By Alex Gura and Eli Haims
Students will not be allowed to walk off campus this year while construction on Coldwater Canyon Avenue is going on, said an email sent to students by Assistant to the Head of Upper School Michelle Bracken.
At the Senior/Faculty Barbeque last Thursday, Head of Upper School Harry Salamandra said that he hoped construction would finish around 3:30 p.m., allowing students to walk off campus after school.
The Los Angeles Department of Water and Power is currently installing new water pipes under Coldwater Canyon Avenue adjacent to Harvard-Westlake, requiring two of the four lanes to be blocked off. Heavy traffic delays are expected.
“This is all part of the 10-year capital improvement program that is for replacing aging water infrastructure,” Department of Water and Power’s construction engineering supervisor Todd P. Le told the Sherman Oaks Patch in April. “We are trying to make this as least disruptive as possible.”
The procedures for student parking and parent drop off and pick up have changed.
Salamandra outlined the plans in an email sent to students.
Seniors will enter through the main campus entrance, make the first right once on campus and loop around Hamilton Gymnasium before proceeding to their assigned spots.
Juniors will turn on to Hacienda Drive, which is south of the main entrance, and proceed to their assigned spots.
Parents traveling southbound from Ventura Boulevard will enter the main campus entrance and make the first right once they have entered the campus.
They will then loop around Hamilton Gymnasium and drop off or pick up their children on the sidewalk along the senior lot.
Parents traveling northbound from Mulholland Drive can either follow the same path as the southbound parents or drop off and pick up their children at the north entrance.

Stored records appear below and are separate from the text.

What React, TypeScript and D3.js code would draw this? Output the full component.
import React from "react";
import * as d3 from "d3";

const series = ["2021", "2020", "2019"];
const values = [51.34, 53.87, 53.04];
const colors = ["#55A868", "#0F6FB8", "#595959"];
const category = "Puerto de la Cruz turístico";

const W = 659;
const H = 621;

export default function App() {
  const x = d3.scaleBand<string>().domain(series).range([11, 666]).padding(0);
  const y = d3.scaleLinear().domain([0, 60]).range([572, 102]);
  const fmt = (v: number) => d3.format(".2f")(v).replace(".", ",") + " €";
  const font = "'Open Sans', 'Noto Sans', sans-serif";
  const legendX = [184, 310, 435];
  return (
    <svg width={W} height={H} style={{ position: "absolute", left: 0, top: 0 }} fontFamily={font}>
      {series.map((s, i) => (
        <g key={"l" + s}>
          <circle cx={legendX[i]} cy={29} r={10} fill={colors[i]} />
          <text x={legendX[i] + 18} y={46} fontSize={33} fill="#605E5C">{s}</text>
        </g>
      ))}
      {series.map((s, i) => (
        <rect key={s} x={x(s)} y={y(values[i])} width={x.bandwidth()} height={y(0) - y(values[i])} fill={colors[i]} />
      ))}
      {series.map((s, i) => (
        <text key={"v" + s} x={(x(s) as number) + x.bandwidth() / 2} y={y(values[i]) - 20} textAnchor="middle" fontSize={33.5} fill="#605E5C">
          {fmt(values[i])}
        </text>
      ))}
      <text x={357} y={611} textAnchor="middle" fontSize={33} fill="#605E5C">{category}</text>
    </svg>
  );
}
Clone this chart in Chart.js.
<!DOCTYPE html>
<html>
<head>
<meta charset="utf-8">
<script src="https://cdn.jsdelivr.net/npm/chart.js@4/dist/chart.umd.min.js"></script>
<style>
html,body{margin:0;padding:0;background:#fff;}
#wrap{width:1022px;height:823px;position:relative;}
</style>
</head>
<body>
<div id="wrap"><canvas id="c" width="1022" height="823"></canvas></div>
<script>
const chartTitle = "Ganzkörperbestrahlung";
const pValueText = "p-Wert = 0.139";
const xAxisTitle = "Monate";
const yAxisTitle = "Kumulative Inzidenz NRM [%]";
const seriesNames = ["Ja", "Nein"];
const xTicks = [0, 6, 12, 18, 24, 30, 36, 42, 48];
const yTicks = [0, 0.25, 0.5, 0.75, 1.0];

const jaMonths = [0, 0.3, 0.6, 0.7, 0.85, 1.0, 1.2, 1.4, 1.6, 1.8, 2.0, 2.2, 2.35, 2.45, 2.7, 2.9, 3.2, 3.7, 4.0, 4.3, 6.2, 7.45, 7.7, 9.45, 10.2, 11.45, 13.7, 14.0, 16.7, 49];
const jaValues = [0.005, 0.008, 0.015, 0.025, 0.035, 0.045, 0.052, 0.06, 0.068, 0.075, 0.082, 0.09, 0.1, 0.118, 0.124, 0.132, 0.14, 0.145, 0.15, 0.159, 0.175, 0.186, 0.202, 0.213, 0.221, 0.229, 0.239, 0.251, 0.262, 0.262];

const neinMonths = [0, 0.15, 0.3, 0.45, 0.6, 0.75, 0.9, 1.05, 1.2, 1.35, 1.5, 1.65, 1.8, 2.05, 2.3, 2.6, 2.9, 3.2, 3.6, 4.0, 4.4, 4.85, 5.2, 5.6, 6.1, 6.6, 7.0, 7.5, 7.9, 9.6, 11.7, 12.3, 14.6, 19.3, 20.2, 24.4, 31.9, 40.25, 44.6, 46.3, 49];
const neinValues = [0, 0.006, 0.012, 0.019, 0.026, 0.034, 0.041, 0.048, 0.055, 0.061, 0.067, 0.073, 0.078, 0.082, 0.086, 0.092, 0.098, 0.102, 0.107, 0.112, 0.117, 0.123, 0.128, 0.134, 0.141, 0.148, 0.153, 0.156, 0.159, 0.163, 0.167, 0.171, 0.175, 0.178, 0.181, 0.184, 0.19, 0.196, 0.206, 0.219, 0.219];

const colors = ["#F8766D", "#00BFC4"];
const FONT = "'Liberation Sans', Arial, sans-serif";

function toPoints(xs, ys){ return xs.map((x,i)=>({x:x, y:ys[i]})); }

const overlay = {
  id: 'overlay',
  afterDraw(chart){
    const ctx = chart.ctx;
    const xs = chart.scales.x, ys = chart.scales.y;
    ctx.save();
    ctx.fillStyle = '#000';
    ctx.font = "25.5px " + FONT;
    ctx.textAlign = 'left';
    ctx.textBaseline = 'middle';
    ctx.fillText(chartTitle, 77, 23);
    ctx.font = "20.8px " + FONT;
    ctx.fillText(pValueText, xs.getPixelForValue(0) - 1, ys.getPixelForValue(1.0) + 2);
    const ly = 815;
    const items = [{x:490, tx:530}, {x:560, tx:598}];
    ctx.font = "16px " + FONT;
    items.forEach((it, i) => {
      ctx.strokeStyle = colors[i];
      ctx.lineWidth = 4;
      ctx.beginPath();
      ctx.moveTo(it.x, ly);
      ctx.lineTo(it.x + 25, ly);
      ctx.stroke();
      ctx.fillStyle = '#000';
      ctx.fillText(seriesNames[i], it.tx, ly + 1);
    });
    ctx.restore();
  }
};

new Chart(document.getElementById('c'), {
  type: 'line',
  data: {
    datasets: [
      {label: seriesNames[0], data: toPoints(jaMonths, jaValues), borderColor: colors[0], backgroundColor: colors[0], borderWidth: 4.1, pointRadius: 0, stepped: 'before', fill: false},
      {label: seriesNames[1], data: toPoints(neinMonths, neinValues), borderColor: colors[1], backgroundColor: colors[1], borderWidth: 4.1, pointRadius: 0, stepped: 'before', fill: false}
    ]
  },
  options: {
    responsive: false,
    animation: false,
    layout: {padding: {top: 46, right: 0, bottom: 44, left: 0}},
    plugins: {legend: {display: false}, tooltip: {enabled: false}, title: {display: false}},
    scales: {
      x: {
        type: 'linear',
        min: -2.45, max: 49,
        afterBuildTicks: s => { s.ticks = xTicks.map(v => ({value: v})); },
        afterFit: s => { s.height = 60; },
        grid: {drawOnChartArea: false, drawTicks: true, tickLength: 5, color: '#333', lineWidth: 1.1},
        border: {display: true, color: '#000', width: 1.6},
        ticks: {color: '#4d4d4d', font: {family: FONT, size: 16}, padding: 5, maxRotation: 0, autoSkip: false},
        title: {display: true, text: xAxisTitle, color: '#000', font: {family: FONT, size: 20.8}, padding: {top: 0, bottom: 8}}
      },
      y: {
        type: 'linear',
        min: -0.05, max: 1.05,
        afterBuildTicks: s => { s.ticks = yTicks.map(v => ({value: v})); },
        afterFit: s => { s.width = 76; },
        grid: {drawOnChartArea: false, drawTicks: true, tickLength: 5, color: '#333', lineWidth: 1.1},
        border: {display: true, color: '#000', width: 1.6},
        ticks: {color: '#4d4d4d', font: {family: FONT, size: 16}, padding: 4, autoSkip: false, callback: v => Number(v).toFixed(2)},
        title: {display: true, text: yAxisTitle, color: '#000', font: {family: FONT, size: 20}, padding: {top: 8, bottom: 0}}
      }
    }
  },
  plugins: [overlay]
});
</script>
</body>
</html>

Security and staff will help direct traffic.
Students will no longer be able to park on Coldwater Canyon or Halkirk Street as they have done in previous year.

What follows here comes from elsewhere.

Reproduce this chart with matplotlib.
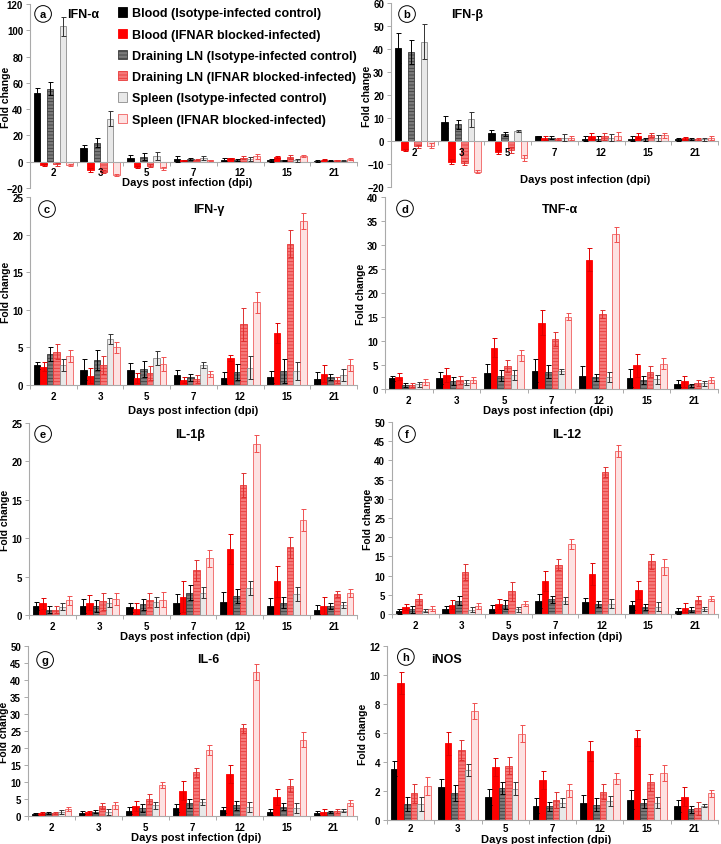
import numpy as np
import matplotlib
matplotlib.use("Agg")
import matplotlib.pyplot as plt

plt.rcParams['font.family'] = ['Liberation Sans', 'DejaVu Sans']
plt.rcParams['font.weight'] = 'bold'
plt.rcParams['hatch.linewidth'] = 0.6

DAYS = ['2', '3', '5', '7', '12', '15', '21']
SERIES = ['Blood (Isotype-infected control)',
          'Blood (IFNAR blocked-infected)',
          'Draining LN (Isotype-infected control)',
          'Draining LN (IFNAR blocked-infected)',
          'Spleen (Isotype-infected control)',
          'Spleen (IFNAR blocked-infected)']

# fold change per series (rows) and day (columns), plus error bar size
IFNA = [[52, 10.6, 3, 2, 1.5, 1, 0.8],
        [-2.5, -6.6, -4.3, 1, 2.5, 3.5, 1.5],
        [55.5, 14.4, 3.8, 2, 1.5, 1, 0.8],
        [-2, -7.6, -3, 1.5, 3, 3.5, 1],
        [103, 32.8, 4.5, 2.5, 2, 1, 0.8],
        [-2.5, -10, -5, 1, 4, 4.5, 2]]
IFNA_ERR = [[4, 2.4, 2, 2, 1, 1, 0.7],
            [0.8, 1.5, 0.8, 0.5, 0.6, 1, 0.4],
            [5, 3.3, 2.7, 1, 0.8, 0.5, 0.4],
            [1, 1, 1, 0.5, 1, 1.5, 0.4],
            [7, 6, 3, 1.5, 1.5, 1, 0.5],
            [0.6, 1, 1, 0.4, 2, 0.6, 0.7]]

IFNB = [[40.3, 8.1, 3.3, 2, 1, 1, 0.8],
        [-3.8, -9, -4.6, 1.3, 2.2, 2.2, 1.2],
        [38.8, 7.2, 3, 1.5, 1, 0.8, 0.8],
        [-2.3, -9.6, -3.8, 1, 2, 2.5, 1],
        [43.2, 9.4, 4.5, 1.5, 1.5, 1.2, 0.8],
        [-2, -13.3, -7.5, 1.3, 2.3, 2.5, 1.2]]
IFNB_ERR = [[6.5, 2.6, 1.3, 0.3, 1, 1.2, 0.7],
            [0.5, 1, 0.9, 0.7, 1.3, 1.1, 0.6],
            [5.2, 2.1, 1, 0.7, 1, 0.7, 0.5],
            [0.7, 0.9, 1.2, 0.5, 1.5, 0.8, 0.4],
            [7.7, 3.4, 0.5, 1.5, 1.5, 1.3, 0.7],
            [1, 0.7, 1.2, 0.7, 1.7, 1, 0.8]]

IFNG = [[2.6, 2.0, 2.0, 1.3, 0.9, 1.0, 0.8],
        [2.4, 1.2, 0.9, 0.7, 3.6, 6.9, 1.5],
        [4.1, 3.3, 2.1, 1.0, 1.7, 1.8, 1.1],
        [4.4, 2.6, 1.6, 0.8, 8.1, 18.8, 0.7],
        [2.6, 6.1, 3.6, 2.7, 2.3, 1.8, 1.3],
        [3.8, 5.0, 2.8, 1.5, 11.0, 21.8, 2.6]]
IFNG_ERR = [[0.5, 1.4, 0.9, 0.7, 0.8, 0.8, 0.9],
            [0.6, 1.0, 0.7, 0.4, 0.4, 1.3, 1.1],
            [0.9, 1.3, 1.1, 0.5, 1.1, 1.6, 0.4],
            [1.0, 1.2, 0.9, 0.5, 2.2, 1.8, 0.4],
            [0.8, 0.7, 0.9, 0.4, 1.5, 1.2, 0.8],
            [0.8, 0.7, 0.9, 0.4, 1.4, 1.1, 0.8]]

TNFA = [[2.2, 2.3, 3.4, 3.8, 2.7, 2.3, 1.1],
        [2.6, 2.9, 8.6, 13.8, 26.9, 4.9, 1.6],
        [0.8, 1.7, 2.8, 3.6, 2.4, 1.9, 0.8],
        [0.8, 1.9, 4.8, 10.4, 15.6, 3.6, 1.2],
        [1.0, 1.3, 2.9, 3.7, 2.5, 2.0, 1.2],
        [1.4, 1.9, 7.0, 15.1, 32.2, 5.3, 1.9]]
TNFA_ERR = [[0.6, 1.2, 1.8, 2.4, 2.0, 1.8, 0.7],
            [0.8, 1.5, 2.0, 2.6, 2.4, 2.4, 1.1],
            [0.4, 0.9, 1.2, 1.3, 0.8, 0.9, 0.3],
            [0.4, 0.9, 1.2, 1.4, 0.9, 1.2, 0.6],
            [0.5, 0.5, 1.0, 0.5, 1.1, 0.9, 0.5],
            [0.6, 0.6, 1.1, 0.8, 1.5, 1.1, 0.6]]

IL1B = [[1.2, 1.2, 1.0, 1.5, 1.7, 1.2, 0.7],
        [1.5, 1.6, 0.8, 2.4, 8.6, 4.4, 1.2],
        [0.7, 1.2, 1.4, 2.9, 2.5, 1.6, 1.2],
        [0.7, 1.8, 2.0, 5.8, 16.9, 8.8, 2.7],
        [1.1, 1.6, 1.7, 2.9, 3.5, 2.7, 1.3],
        [1.9, 2.1, 2.0, 7.4, 22.3, 12.4, 2.9]]
IL1B_ERR = [[0.5, 0.9, 0.6, 1.2, 1.3, 1.0, 0.6],
            [0.7, 1.0, 0.7, 2.0, 1.9, 2.0, 1.1],
            [0.5, 0.8, 0.7, 1.0, 0.9, 0.7, 0.4],
            [0.5, 1.1, 0.9, 1.4, 1.6, 1.4, 0.4],
            [0.5, 0.6, 0.7, 0.7, 0.9, 0.9, 0.4],
            [0.6, 0.8, 1.0, 1.1, 1.1, 1.4, 0.5]]

IL12 = [[0.7, 1.2, 1.4, 3.4, 3.0, 2.3, 0.8],
        [1.8, 2.4, 2.5, 8.6, 10.4, 6.3, 1.6],
        [1.2, 3.5, 2.4, 3.8, 2.6, 1.8, 1.1],
        [3.8, 10.9, 5.9, 12.8, 37.0, 13.7, 3.7],
        [0.9, 1.1, 1.2, 3.5, 2.7, 1.9, 1.3],
        [1.4, 2.0, 2.7, 18.2, 42.4, 12.2, 4.0]]
IL12_ERR = [[0.6, 1.0, 1.0, 1.9, 1.1, 1.2, 0.7],
            [0.8, 1.2, 1.3, 2.7, 2.8, 2.4, 1.2],
            [1.0, 1.2, 1.2, 1.0, 0.9, 0.8, 0.7],
            [1.5, 2.1, 2.5, 1.4, 1.3, 2.0, 1.0],
            [0.5, 0.7, 0.6, 0.9, 1.1, 1.1, 0.6],
            [0.7, 0.8, 0.7, 1.3, 1.6, 2.0, 0.7]]

IL6 = [[0.7, 1.0, 1.6, 2.3, 1.8, 1.3, 0.8],
       [0.9, 1.1, 2.9, 7.4, 12.3, 5.6, 1.1],
       [0.8, 1.3, 2.3, 3.8, 3.2, 2.7, 1.1],
       [0.9, 2.9, 5.0, 12.8, 25.8, 8.9, 1.6],
       [1.2, 1.3, 3.2, 4.0, 2.6, 2.3, 1.6],
       [2.0, 3.1, 9.1, 19.4, 42.4, 22.4, 3.8]]
IL6_ERR = [[0.3, 0.4, 1.0, 1.1, 0.9, 0.9, 0.6],
           [0.4, 0.5, 1.4, 2.8, 2.7, 2.3, 0.9],
           [0.3, 0.5, 1.1, 1.3, 1.3, 1.0, 0.3],
           [0.4, 0.8, 1.6, 1.2, 1.3, 1.9, 0.6],
           [0.5, 0.9, 1.0, 0.9, 1.4, 1.4, 0.4],
           [0.6, 1.1, 0.9, 1.4, 2.4, 2.2, 0.9]]

INOS = [[3.55, 2.25, 1.6, 1.0, 1.15, 1.4, 0.95],
        [9.45, 5.3, 3.65, 2.75, 4.75, 5.65, 1.6],
        [1.1, 1.85, 2.2, 0.95, 1.05, 1.15, 0.75],
        [1.85, 4.85, 3.75, 1.35, 1.95, 2.6, 0.8],
        [1.1, 3.45, 2.15, 1.2, 1.3, 1.2, 1.0],
        [2.35, 7.55, 5.95, 2.05, 2.85, 3.25, 1.85]]
INOS_ERR = [[0.5, 0.55, 0.55, 0.5, 0.6, 0.65, 0.4],
            [0.75, 0.8, 0.6, 0.6, 0.7, 0.55, 0.65],
            [0.5, 0.55, 0.4, 0.3, 0.45, 0.3, 0.25],
            [0.65, 0.7, 0.6, 0.55, 0.5, 0.6, 0.45],
            [0.5, 0.4, 0.45, 0.3, 0.35, 0.4, 0.1],
            [0.6, 0.55, 0.6, 0.45, 0.4, 0.55, 0.25]]

# bar styles: face, edge (also hatch colour), hatch, errorbar colour
faces = ['#000000', '#ff0000', '#7a7a7a', '#f57a7a', '#e8e8e8', '#fde2e2']
edges = ['#000000', '#ff0000', '#3c3c3c', '#e83a3a', '#8c8c8c', '#f06060']
hatches = [None, None, '-----', '-----', None, None]
ecols = ['#000000', '#e00000', '#000000', '#e03030', '#333333', '#f05050']

W, H = 721, 845


def rect(l, t, r, b):
    return [l / W, 1 - b / H, (r - l) / W, (b - t) / H]


def panel(box, mean, err, ylim, step, title, tpos, letter, lpos, xlpos, tpad=4):
    ax = fig.add_axes(rect(*box))
    x = np.arange(len(DAYS))
    bw = 0.14
    bars = []
    for i in range(6):
        b = ax.bar(x + (i - 2.5) * bw, mean[i], bw, color=faces[i],
                   edgecolor=edges[i], hatch=hatches[i], linewidth=0.6,
                   label=SERIES[i], zorder=2)
        ax.errorbar(x + (i - 2.5) * bw, mean[i], yerr=err[i], fmt='none',
                    ecolor=ecols[i], elinewidth=0.7, capsize=1.8,
                    capthick=0.7, zorder=3)
        bars.append(b)
    ax.set_axisbelow(False)
    ax.set_xlim(-0.5, 6.5)
    ax.set_ylim(*ylim)
    ax.set_yticks(np.arange(ylim[0], ylim[1] + step / 2, step))
    ax.set_xticks(x)
    ax.set_xticklabels(DAYS)
    ax.set_xticks(np.arange(-0.5, 7, 1), minor=True)
    ax.tick_params(axis='x', which='major', length=0, labelsize=7, pad=tpad)
    ax.tick_params(axis='x', which='minor', length=3, color='#aaaaaa', width=0.7)
    ax.tick_params(axis='y', length=3, color='#aaaaaa', width=0.7,
                   labelsize=7, pad=2)
    for s in ['top', 'right']:
        ax.spines[s].set_visible(False)
    ax.spines['left'].set_color('#aaaaaa')
    ax.spines['bottom'].set_color('#aaaaaa')
    ax.spines['left'].set_linewidth(0.8)
    ax.spines['bottom'].set_linewidth(0.8)
    ax.spines['bottom'].set_position(('data', 0))
    ax.set_ylabel('Fold change', fontsize=7.5, fontweight='bold')
    ax.yaxis.set_label_coords(-0.058, 0.5)
    ax.set_xlabel('Days post infection (dpi)', fontsize=8, fontweight='bold')
    ax.xaxis.set_label_coords(*xlpos)
    ax.text(tpos[0], tpos[1], title, transform=ax.transAxes, ha='center',
            va='center', fontsize=9, fontweight='bold')
    ax.text(lpos[0], lpos[1], letter, transform=ax.transAxes, ha='center',
            va='center', fontsize=8,
            bbox=dict(boxstyle='circle,pad=0.3', fc='white', ec='black', lw=0.7))
    return ax, bars


fig = plt.figure(figsize=(7.21, 8.45), dpi=100)

ax, bars = panel((30, 5, 357, 189), IFNA, IFNA_ERR, (-20, 120), 20,
                 'IFN-α', (0.162, 0.946), 'a', (0.04, 0.946), (0.48, 0.06))
ax.legend(handles=bars, loc='upper left', bbox_to_anchor=(0.268, 0.982),
          frameon=False, fontsize=9, handlelength=0.75, handleheight=0.75,
          handletextpad=0.4, labelspacing=0.74, borderpad=0, borderaxespad=0)

panel((391, 4, 718, 188), IFNB, IFNB_ERR, (-20, 60), 10,
      'IFN-β', (0.232, 0.94), 'b', (0.049, 0.94), (0.593, 0.07))
panel((30, 198, 357, 386), IFNG, IFNG_ERR, (0, 25), 5,
      'IFN-γ', (0.547, 0.936), 'c', (0.052, 0.936), (0.5, -0.106))
panel((385, 198, 718, 390), TNFA, TNFA_ERR, (0, 40), 5,
      'TNF-α', (0.526, 0.94), 'd', (0.06, 0.94), (0.49, -0.083))
panel((29, 424, 357, 616), IL1B, IL1B_ERR, (0, 25), 5,
      'IL-1β', (0.49, 0.943), 'e', (0.043, 0.943), (0.475, -0.083))
panel((392, 423, 718, 615), IL12, IL12_ERR, (0, 50), 5,
      'IL-12', (0.537, 0.937), 'f', (0.046, 0.937), (0.506, -0.09))
panel((28, 647, 357, 817), IL6, IL6_ERR, (0, 50), 5,
      'IL-6', (0.547, 0.924), 'g', (0.052, 0.918), (0.51, -0.094))
panel((387, 647, 718, 821), INOS, INOS_ERR, (0, 12), 2,
      'iNOS', (0.18, 0.925), 'h', (0.057, 0.937), (0.48, -0.08), tpad=2)

plt.savefig('out.png', dpi=100)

The only options for students who were planning to do this are carpooling with another student or being driven by a parent or riding a school bus, Salamandra said.
Head of School Jeanne Huybrechts sent a similar letter to parents, saying “our temporary inconvenience will be rewarded with significant campus improvements including a new academic program, new classrooms, a beautiful library, a spectacular aquatics facility and a 21st-century water pipe under Coldwater Canyon.”
An exception to the rule prohibiting students from walking off campus will be made for students who rely on public transportation to get to school. Passes will be given out to students who take public transportation regularly and the students will have a conversation with their deans about the construction workers’ schedule and when it will be safe to walk down the street.
Upper School Dean Jon Wimbish speculates that the passes won’t be handed out often, as there are only a handful of people who take the public bus regularly.
“In my three [dean] groups last year, I only had one student [who relied on public buses],” Wimbish said. “If that’s the average, there’s probably less than 10 [students] total.”
Deans hope the passes will be a last resort. The most common stop is Coldwater Canyon Boulevard and Ventura Boulevard, which is just down the street from campus, but even the short walk is “pretty brutal,” according to Wimbish.
“Even a person with a pass needs to be smart about walking,” Wimbish said. “There are going to be times when you just can’t [walk] because it’ll be too risky.”
However, Bookstore Associate Allie Costa had no trouble walking from her bus stop to the campus during the summer. She said that construction workers direct foot traffic around the work site and stop it when necessary.
“My plan is to keep on walking,” Costa said. “I don’t know how else to get here.”